RALEIGH, N.C. (WTVD) -- North Carolina continues to see a surge in electric vehicle registrations with more than 30,000 as of June, according to the NCDOT.
"Currently, we're well on track to meet that initial 80,000 registered zero emission vehicle goal," NCDOT's Harris Kay said. "As of June, we are just short of 45,000, which is making great progress, and we're seeing a lot more people interested in buying these cars and actually going through and purchasing these vehicles."
Wake County recorded the highest number of electric vehicle registrations in June with 8,120.
For Cary resident Kristi Matthews, it took months to find a Hyundai IONIQ 5.
"I really had to chase it down," Matthews said. "All the dealerships around here had none available. So I called around, put my name on a list and they finally called me and said we got one coming in and it's the color you want, so I was happy."
The strong demand comes amid high prices. The EV average in July was $62,893, up 14.8% from last year, according to Edmunds.
"The price has definitely increased," a Tesla owner in Raleigh said.
But despite the cost increase, Kay said they're confident the state will reach its goal and exceed it.
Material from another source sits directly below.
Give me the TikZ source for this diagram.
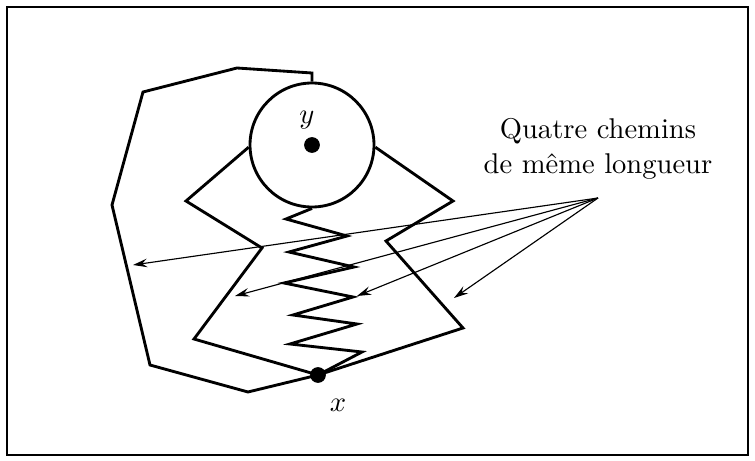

"The 2025 goal, we're well on track," Kay said. "The goal that was stated earlier this year reaching 1.25 million by 2030, we always knew was a bit of a stretch goal, but people in the department and many of our partners outside of the department are working hard to make sure that we can do as much as we can to really encourage the adoption of vehicles."
Kay added part of the department's plan is to make sure they're handling both EV and population growth.
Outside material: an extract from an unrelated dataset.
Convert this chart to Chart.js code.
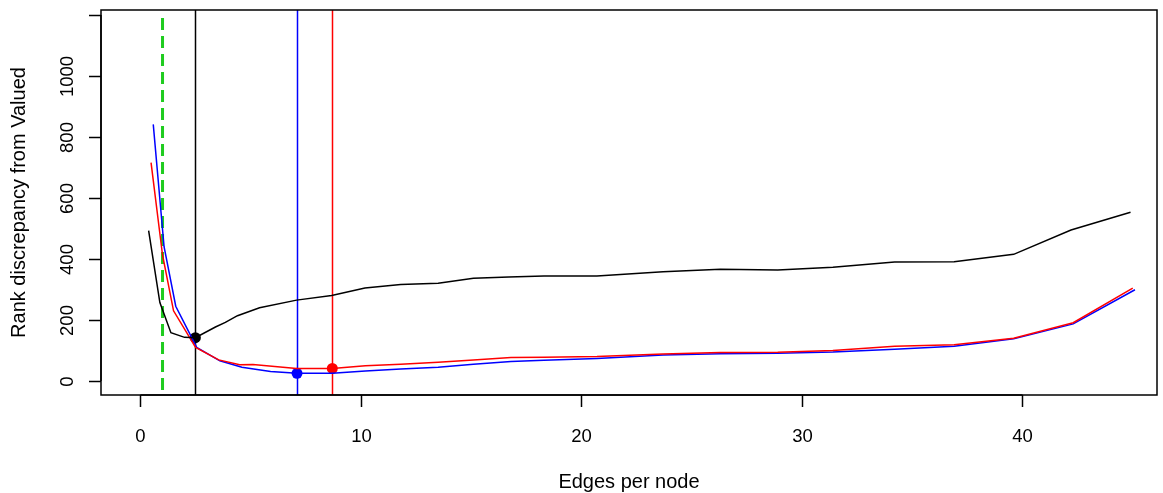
<!DOCTYPE html>
<html>
<head>
<meta charset="utf-8">
<script src="https://cdn.jsdelivr.net/npm/chart.js@4/dist/chart.umd.min.js"></script>
<style>
  html, body { margin: 0; padding: 0; background: #fff; }
  #wrap { width: 1163px; height: 493px; }
</style>
</head>
<body>
<div id="wrap"><canvas id="c" width="1163" height="493"></canvas></div>
<script>
// Rank discrepancy vs edges per node — three scoring curves plus their optima.

const blackX = [0.37, 0.88, 1.38, 2.0, 2.49, 3.4, 3.85, 4.4, 5.4, 7.08, 8.67, 10.18, 11.8, 13.5, 15.1, 16.7, 18.3, 20.7, 23.7, 26.3, 28.9, 31.4, 34.2, 36.9, 39.6, 42.2, 44.9];
const blackY = [493, 257, 158, 143, 142, 177, 192, 214, 240, 265, 280, 305, 316, 320, 337, 341, 344, 344, 358, 366, 364, 373, 390, 391, 415, 495, 553];

const redX = [0.48, 1.0, 1.5, 2.5, 3.55, 4.5, 5.1, 7.08, 8.7, 10.2, 11.8, 13.5, 15.1, 16.8, 18.3, 20.7, 23.7, 26.3, 28.9, 31.4, 34.2, 36.9, 39.6, 42.3, 45.0];
const redY = [716, 413, 230, 110, 69, 53, 54, 41, 41, 50, 55, 61, 69, 77, 78, 80, 88, 93, 94, 100, 114, 119, 140, 191, 304];

const blueX = [0.58, 1.07, 1.6, 2.55, 3.6, 4.6, 5.9, 7.1, 8.7, 10.2, 11.8, 13.5, 15.1, 16.8, 18.3, 20.7, 23.7, 26.3, 28.9, 31.4, 34.2, 36.9, 39.6, 42.3, 45.1];
const blueY = [841, 440, 245, 110, 66, 45, 31, 25, 25, 33, 39, 45, 55, 64, 68, 74, 85, 89, 91, 95, 104, 114, 138, 187, 299];

// optimum of each curve
const bestX = [2.49, 8.7, 7.1];
const bestY = [142, 41, 25];
const seriesColors = ["#000000", "#ff0000", "#0000ff"];

// reference line (dashed green)
const refX = 1.0;

const xTicks = [0, 10, 20, 30, 40];
const yTicks = [0, 200, 400, 600, 800, 1000, 1200];
const yTickLabels = ["0", "200", "400", "600", "800", "1000", ""];

const xTitle = "Edges per node";
const yTitle = "Rank discrepancy from Valued";

const TICK_FONT = '18.5px "Liberation Sans", Arial, sans-serif';
const TITLE_FONT = '20px "Liberation Sans", Arial, sans-serif';

function pts(xs, ys) {
  return xs.map((x, i) => ({ x: x, y: ys[i] }));
}

function curve(xs, ys, color) {
  return {
    data: pts(xs, ys),
    showLine: true,
    borderColor: color,
    backgroundColor: color,
    borderWidth: 1.5,
    pointRadius: 0,
    tension: 0,
  };
}

const vlines = {
  id: "vlines",
  beforeDatasetsDraw(chart) {
    const { ctx, chartArea: a, scales } = chart;
    ctx.save();
    ctx.lineWidth = 1.5;
    bestX.forEach((v, i) => {
      const px = Math.round(scales.x.getPixelForValue(v)) + 0.5;
      ctx.strokeStyle = seriesColors[i];
      ctx.beginPath();
      ctx.moveTo(px, a.top);
      ctx.lineTo(px, a.bottom);
      ctx.stroke();
    });
    const gx = scales.x.getPixelForValue(refX);
    ctx.strokeStyle = "#1fcc1f";
    ctx.lineWidth = 3;
    ctx.setLineDash([12, 6]);
    ctx.beginPath();
    ctx.moveTo(gx, a.top + 8);
    ctx.lineTo(gx, a.bottom);
    ctx.stroke();
    ctx.restore();
  },
};

const rAxes = {
  id: "rAxes",
  afterDraw(chart) {
    const { ctx, chartArea: a, scales } = chart;
    ctx.save();
    ctx.strokeStyle = "#000";
    ctx.fillStyle = "#000";
    ctx.lineWidth = 1.5;
    ctx.strokeRect(a.left, a.top, a.right - a.left, a.bottom - a.top);

    // x axis
    const x0 = scales.x.getPixelForValue(xTicks[0]);
    const x1 = scales.x.getPixelForValue(xTicks[xTicks.length - 1]);
    ctx.beginPath();
    ctx.moveTo(x0, a.bottom);
    ctx.lineTo(x1, a.bottom);
    ctx.stroke();
    ctx.textAlign = "center";
    ctx.textBaseline = "middle";
    ctx.font = TICK_FONT;
    xTicks.forEach((v) => {
      const px = Math.round(scales.x.getPixelForValue(v)) + 0.5;
      ctx.beginPath();
      ctx.moveTo(px, a.bottom);
      ctx.lineTo(px, a.bottom + 12);
      ctx.stroke();
      ctx.fillText(String(v), px, a.bottom + 42);
    });
    ctx.font = TITLE_FONT;
    ctx.fillText(xTitle, (a.left + a.right) / 2, a.bottom + 87);

    // y axis
    const y0 = scales.y.getPixelForValue(yTicks[0]);
    const y1 = scales.y.getPixelForValue(yTicks[yTicks.length - 1]);
    ctx.beginPath();
    ctx.moveTo(a.left, y0);
    ctx.lineTo(a.left, y1);
    ctx.stroke();
    ctx.font = TICK_FONT;
    yTicks.forEach((v, i) => {
      const py = Math.round(scales.y.getPixelForValue(v)) + 0.5;
      ctx.beginPath();
      ctx.moveTo(a.left, py);
      ctx.lineTo(a.left - 12, py);
      ctx.stroke();
      if (yTickLabels[i]) {
        ctx.save();
        ctx.translate(a.left - 33, py);
        ctx.rotate(-Math.PI / 2);
        ctx.fillText(yTickLabels[i], 0, 0);
        ctx.restore();
      }
    });
    ctx.font = TITLE_FONT;
    ctx.save();
    ctx.translate(a.left - 82, (a.top + a.bottom) / 2);
    ctx.rotate(-Math.PI / 2);
    ctx.fillText(yTitle, 0, 0);
    ctx.restore();
    ctx.restore();
  },
};

const datasets = [
  curve(blackX, blackY, seriesColors[0]),
  curve(redX, redY, seriesColors[1]),
  curve(blueX, blueY, seriesColors[2]),
];
bestX.forEach((v, i) => {
  datasets.push({
    data: [{ x: v, y: bestY[i] }],
    showLine: false,
    pointRadius: 5.5,
    pointBorderWidth: 0,
    backgroundColor: seriesColors[i],
    borderColor: seriesColors[i],
  });
});

new Chart(document.getElementById("c").getContext("2d"), {
  type: "scatter",
  data: { datasets: datasets },
  options: {
    responsive: false,
    animation: false,
    devicePixelRatio: 1,
    layout: { padding: { left: 101, right: 6, top: 10, bottom: 98 } },
    plugins: { legend: { display: false }, tooltip: { enabled: false } },
    scales: {
      x: { type: "linear", min: -1.79, max: 46.1, display: false },
      y: { type: "linear", min: -46, max: 1216, display: false },
    },
  },
  plugins: [vlines, rAxes],
});
</script>
</body>
</html>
"The department has identified several alternative fuel corridors," Kay said. "Basically the main highways and interstates traveled along by people either coming through the state or traveling private people in the state, with the ultimate goal of setting up charging stations at least every 50 miles along each of these alternative fuel corridors."
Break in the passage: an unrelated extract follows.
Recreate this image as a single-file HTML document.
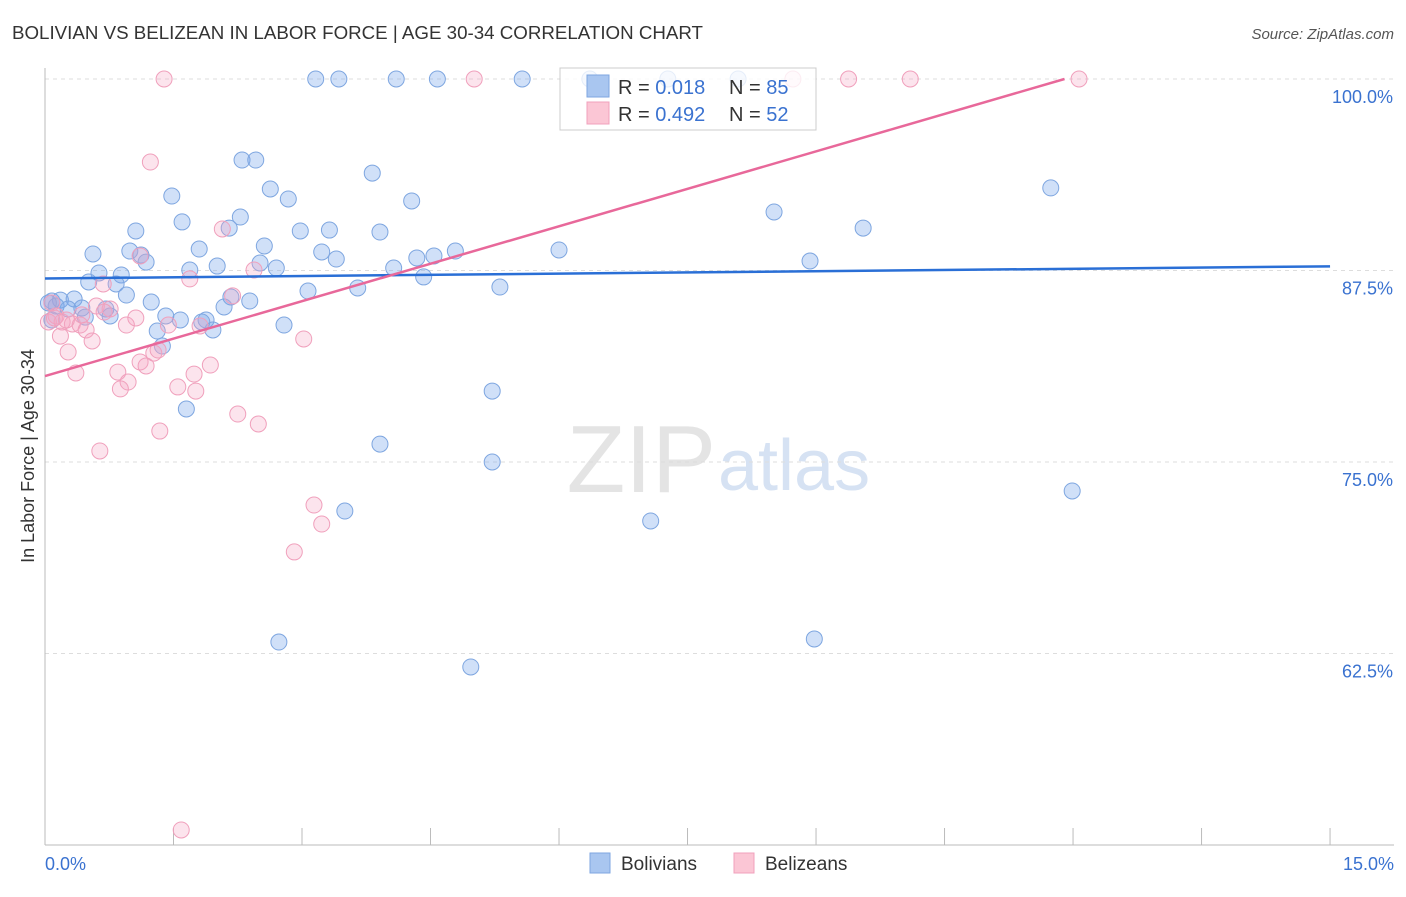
<!DOCTYPE html>
<html><head><meta charset="utf-8"><style>
body{margin:0;background:#fff;font-family:"Liberation Sans",sans-serif}
svg text{font-family:"Liberation Sans",sans-serif}
</style></head><body>
<svg id="chart" width="1406" height="892">
<text x="12" y="39" font-size="18" fill="#333" textLength="691" lengthAdjust="spacingAndGlyphs">BOLIVIAN VS BELIZEAN IN LABOR FORCE | AGE 30-34 CORRELATION CHART</text>
<text x="1394" y="39" font-size="15" fill="#555" font-style="italic" text-anchor="end">Source: ZipAtlas.com</text>
<text x="716" y="492" font-size="96" fill="#e4e4e4" text-anchor="end" font-family="Liberation Serif">ZIP</text>
<text x="718" y="490" font-size="72" fill="#d6e2f3">atlas</text>
<text transform="translate(34,456) rotate(-90)" font-size="18" fill="#333" text-anchor="middle">In Labor Force | Age 30-34</text>
<g id="grid"></g><g id="pts"></g><g id="lines"></g>
<g>
<rect x="560" y="68" width="256" height="62" fill="#fff" fill-opacity="0.8" stroke="#ccc"/>
<rect x="587" y="75" width="22" height="22" fill="#a9c6f0" stroke="#7ea6e0"/>
<rect x="587" y="102" width="22" height="22" fill="#fbc6d5" stroke="#f0a0bc"/>
<text x="618" y="94" font-size="20" fill="#333">R = <tspan fill="#3a72d0">0.018</tspan></text>
<text x="729" y="94" font-size="20" fill="#333">N = <tspan fill="#3a72d0">85</tspan></text>
<text x="618" y="121" font-size="20" fill="#333">R = <tspan fill="#3a72d0">0.492</tspan></text>
<text x="729" y="121" font-size="20" fill="#333">N = <tspan fill="#3a72d0">52</tspan></text>
</g>
<g>
<rect x="590" y="853" width="20" height="20" fill="#a9c6f0" stroke="#7ea6e0"/>
<text x="621" y="870" font-size="19" fill="#333">Bolivians</text>
<rect x="734" y="853" width="20" height="20" fill="#fbc6d5" stroke="#f0a0bc"/>
<text x="765" y="870" font-size="19" fill="#333">Belizeans</text>
</g>
</svg>
<script>
const yTicks=[100,87.5,75,62.5];
const yTickLabels=["100.0%","87.5%","75.0%","62.5%"];
const xEndLabels=["0.0%","15.0%"];
const bolX=[3.16,3.43,4.10,4.58,5.57,6.36,7.27,8.09,2.30,2.46,1.48,1.60,2.63,2.84,2.28,3.82,4.28,1.06,0.56,0.99,1.12,1.18,1.80,2.15,2.56,2.98,3.32,3.91,3.23,3.40,2.51,2.70,2.01,1.69,0.63,0.89,0.51,0.83,0.95,0.08,0.18,0.34,0.13,0.27,0.43,0.71,0.76,0.47,1.24,1.41,1.58,1.88,1.96,1.31,1.37,1.83,2.09,2.17,2.39,2.79,3.07,3.65,4.07,4.34,4.42,4.54,4.79,5.31,6.00,8.51,9.55,11.74,8.93,1.65,5.22,3.91,5.22,3.50,7.07,11.99,2.73,8.98,4.97,0.04,0.08];
const bolY=[100,100,100,100,100,100,100,100,94.71,94.71,92.36,90.67,92.82,92.17,90.99,93.86,92.04,90.08,88.58,88.77,88.51,88.05,88.90,90.27,89.10,90.08,90.14,90.01,88.71,88.25,87.99,87.66,87.79,87.53,87.34,87.21,86.75,86.62,85.90,85.51,85.57,85.64,85.18,84.99,85.05,84.99,84.53,84.46,85.44,84.53,84.27,84.27,83.62,83.55,82.57,84.14,85.12,85.77,85.51,83.94,86.16,86.36,87.66,88.32,87.08,88.45,88.77,86.42,88.84,91.32,90.27,92.89,88.12,78.46,79.63,76.17,75.00,71.80,71.15,73.11,63.25,63.45,61.62,85.38,84.27];
const belX=[1.39,5.01,8.73,9.38,10.10,12.07,1.23,2.07,1.11,2.44,1.69,0.68,2.19,0.08,0.13,0.04,0.20,0.32,0.41,0.48,0.55,0.27,0.18,0.60,0.76,0.69,0.95,1.06,1.44,1.81,3.02,1.27,1.32,1.11,1.18,1.93,0.36,0.85,0.97,0.88,1.55,1.74,1.76,2.25,2.49,1.34,0.64,3.14,3.23,2.91,1.59,0.11,0.25,0.43];
const belY=[100,100,100,100,100,100,94.58,90.21,88.45,87.53,86.95,86.62,85.84,85.38,84.53,84.14,84.14,84.01,83.94,83.62,82.90,82.18,83.22,85.18,84.99,84.79,83.94,84.40,83.94,83.88,83.03,82.11,82.31,81.53,81.27,81.33,80.81,80.87,80.22,79.77,79.90,80.74,79.63,78.13,77.48,77.02,75.72,72.19,70.95,69.13,50.98,84.40,84.27,84.60];
const bolLineX=[0,15], bolLineY=[86.98,87.77];
const belLineX=[0,11.9], belLineY=[80.61,100];
const X=v=>45+v*85.67, Y=v=>79+(100-v)*15.32;
const NS="http://www.w3.org/2000/svg";
function mk(tag,attrs,parent){const e=document.createElementNS(NS,tag);for(const k in attrs)e.setAttribute(k,attrs[k]);document.getElementById(parent).appendChild(e);return e;}
yTicks.forEach((t,i)=>{
 const l=mk('line',{x1:45,x2:1394,y1:Y(t),y2:Y(t),stroke:'#ddd','stroke-dasharray':'4,4'},'grid');
 
 
 const tx=mk('text',{x:1393,y:Y(t)+24,'font-size':18,fill:'#3a72d0','text-anchor':'end'},'grid');tx.textContent=yTickLabels[i];
 
 
});
const ax=mk('line',{x1:45,x2:45,y1:68,y2:845,stroke:'#bbb'},'grid');


const bx=mk('line',{x1:45,x2:1394,y1:845,y2:845,stroke:'#bbb'},'grid');


for(let i=0;i<=10;i++){const t=mk('line',{x1:X(i*1.5),x2:X(i*1.5),y1:828,y2:845,stroke:'#bbb'},'grid');
 
 }
[[0,'start'],[15,'end']].forEach((p,i)=>{const t=mk('text',{x:i?1394:45,y:870,'font-size':18,fill:'#3a72d0','text-anchor':p[1]},'grid');t.textContent=xEndLabels[i];
 
 });
bolX.forEach((v,i)=>{const c=mk('circle',{cx:X(v),cy:Y(bolY[i]),r:8,fill:'rgba(120,165,235,0.35)',stroke:'#7ea6e0','stroke-width':1},'pts');
 
 });
belX.forEach((v,i)=>{const c=mk('circle',{cx:X(v),cy:Y(belY[i]),r:8,fill:'rgba(245,165,195,0.3)',stroke:'#f0a0bc','stroke-width':1},'pts');
 
 });
const l1=mk('line',{x1:X(bolLineX[0]),y1:Y(bolLineY[0]),x2:X(bolLineX[1]),y2:Y(bolLineY[1]),stroke:'#2a6fd6','stroke-width':2.5},'lines');


const l2=mk('line',{x1:X(belLineX[0]),y1:Y(belLineY[0]),x2:X(belLineX[1]),y2:Y(belLineY[1]),stroke:'#e8689a','stroke-width':2.5},'lines');


</script>
</body></html>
More challenges include workforce and infrastructure, according to Matthews, who works at the NC Sustainable Energy Association and focuses on growing the percentage of renewable energy on the grid.
"There's a lot of people working on this right now and I think we'll get there," Matthews said. "It's just going to take cooperation from maybe community colleges and other groups to train people up to not only sell these cars, but work on them, and install the charging stations and maintain the charging stations, so there's a lot to be done."